The Arizona Commerce Authority should adopt practices to increase transparency and accountability to the public and to maximize the benefits achieved from development incentives.

  • The Commerce Authority should post to its website – and/or the state of Arizona’s transparency website – checkbook-level detail on the subsidies not currently disclosed online. The Commerce Authority should post checkbook-level detail for all subsidies awarded in the future.
  • The Commerce Authority should clearly specify the expected economic benefits – such as the number of jobs created, number of employees trained, or increased property tax revenue generated – in all subsidy contracts and make all contracts and subsidy agreements available online.

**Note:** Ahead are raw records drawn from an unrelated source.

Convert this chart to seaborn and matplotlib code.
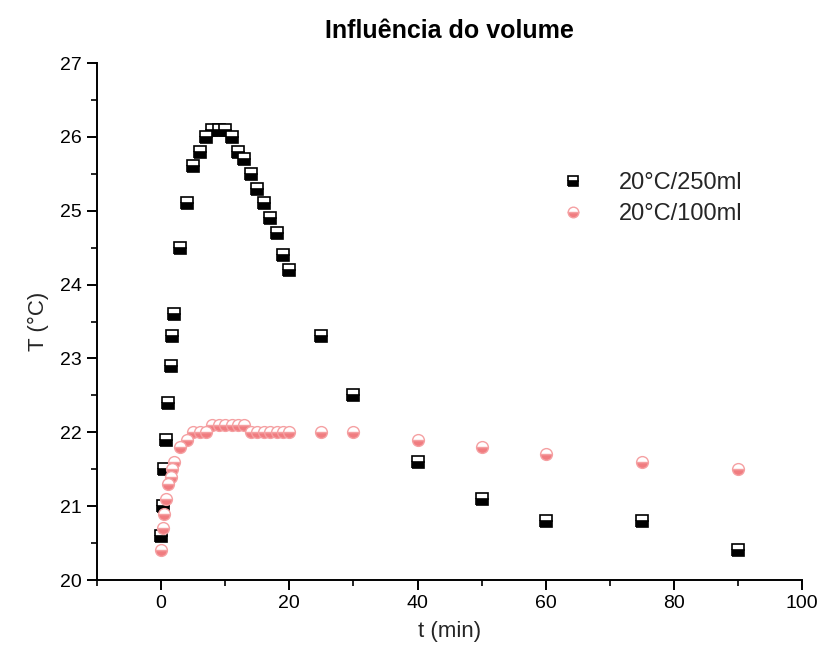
import numpy as np
import pandas as pd
import matplotlib
matplotlib.use("Agg")
import matplotlib.pyplot as plt
from matplotlib.ticker import MultipleLocator, AutoMinorLocator
import seaborn as sns

t_min = [0, 0.25, 0.5, 0.75, 1, 1.5, 1.75, 2, 3, 4, 5, 6, 7, 8, 9, 10, 11, 12, 13,
         14, 15, 16, 17, 18, 19, 20, 25, 30, 40, 50, 60, 75, 90]
T_250 = [20.6, 21.0, 21.5, 21.9, 22.4, 22.9, 23.3, 23.6, 24.5, 25.1, 25.6, 25.8, 26.0,
         26.1, 26.1, 26.1, 26.0, 25.8, 25.7, 25.5, 25.3, 25.1, 24.9, 24.7, 24.4, 24.2,
         23.3, 22.5, 21.6, 21.1, 20.8, 20.8, 20.4]
T_100 = [20.4, 20.7, 20.9, 21.1, 21.3, 21.4, 21.5, 21.6, 21.8, 21.9, 22.0, 22.0, 22.0,
         22.1, 22.1, 22.1, 22.1, 22.1, 22.1, 22.0, 22.0, 22.0, 22.0, 22.0, 22.0, 22.0,
         22.0, 22.0, 21.9, 21.8, 21.7, 21.6, 21.5]
labels = ["20°C/250ml", "20°C/100ml"]
title = "Influência do volume"
xlabel = "t (min)"
ylabel = "T (°C)"

sns.set_style("ticks")
plt.rcParams['font.family'] = ['Liberation Sans', 'DejaVu Sans']

fig = plt.figure(figsize=(8.22, 6.64), dpi=100)
ax = fig.add_axes([0.118, 0.1265, 0.858, 0.7785])

df250 = pd.DataFrame({"t": t_min, "T": T_250})
df100 = pd.DataFrame({"t": t_min, "T": T_100})

sns.lineplot(data=df250, x="t", y="T", ax=ax, estimator=None, sort=False,
             linestyle="", marker="s", markersize=8, color="black",
             markerfacecolor="black", markerfacecoloralt="white",
             fillstyle="bottom", markeredgecolor="black", markeredgewidth=1.2,
             label=labels[0])
sns.lineplot(data=df100, x="t", y="T", ax=ax, estimator=None, sort=False,
             linestyle="", marker="o", markersize=8.5, color="#f07c80",
             markerfacecolor="#f07c80", markerfacecoloralt="white",
             fillstyle="bottom", markeredgecolor="#f5a0a2", markeredgewidth=1.0,
             label=labels[1])

ax.set_xlim(-10, 100)
ax.set_ylim(20, 27)
ax.xaxis.set_major_locator(MultipleLocator(20))
ax.xaxis.set_minor_locator(AutoMinorLocator(2))
ax.yaxis.set_major_locator(MultipleLocator(1))
ax.yaxis.set_minor_locator(AutoMinorLocator(2))
sns.despine(ax=ax)
for s in ["left", "bottom"]:
    ax.spines[s].set_linewidth(1.4)
    ax.spines[s].set_color("black")
ax.tick_params(which="major", direction="out", length=7, width=1.4,
               labelsize=14, colors="black", pad=4)
ax.tick_params(which="minor", direction="out", length=4, width=1.2, colors="black")

ax.set_xlabel(xlabel, fontsize=16, labelpad=6)
ax.set_ylabel(ylabel, fontsize=16, labelpad=8)
ax.set_title(title, fontsize=18, fontweight="bold", color="black",
             family=["Liberation Sans Narrow", "Liberation Sans", "DejaVu Sans"], pad=18)

leg = ax.legend(loc="upper left", bbox_to_anchor=(0.62, 0.83), frameon=False,
                fontsize=17, handletextpad=1.2, labelspacing=0.38,
                handlelength=1.5, markerscale=0.9)

fig.savefig("out.png", dpi=100)
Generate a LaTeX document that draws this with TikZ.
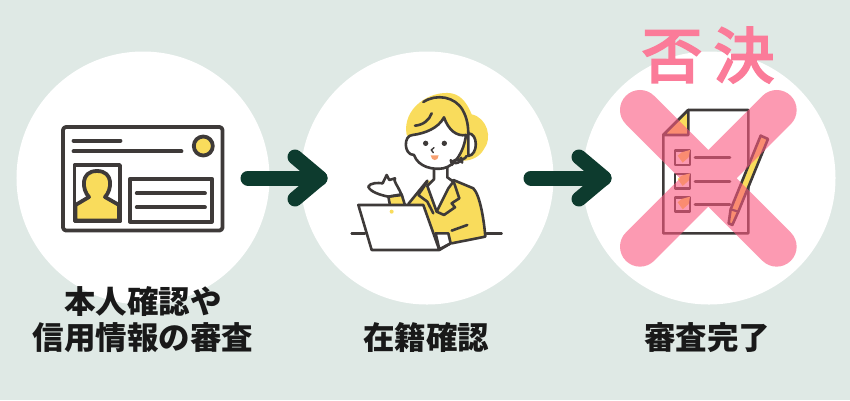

  • The Commerce Authority should conduct, and make available online, after-the-fact assessments for all subsidy programs to determine whether recipient companies are delivering expected benefits.
  • The Commerce Authority should recoup subsidy funds – either in their entirety or on a pro-rated basis – from all companies that fail to produce the deliverables in the subsidy agreement.
  • To eliminate potential conflicts of interest, the Commerce Authority should post details on individual gifts online and stop accepting funds and in-kind donations from private companies.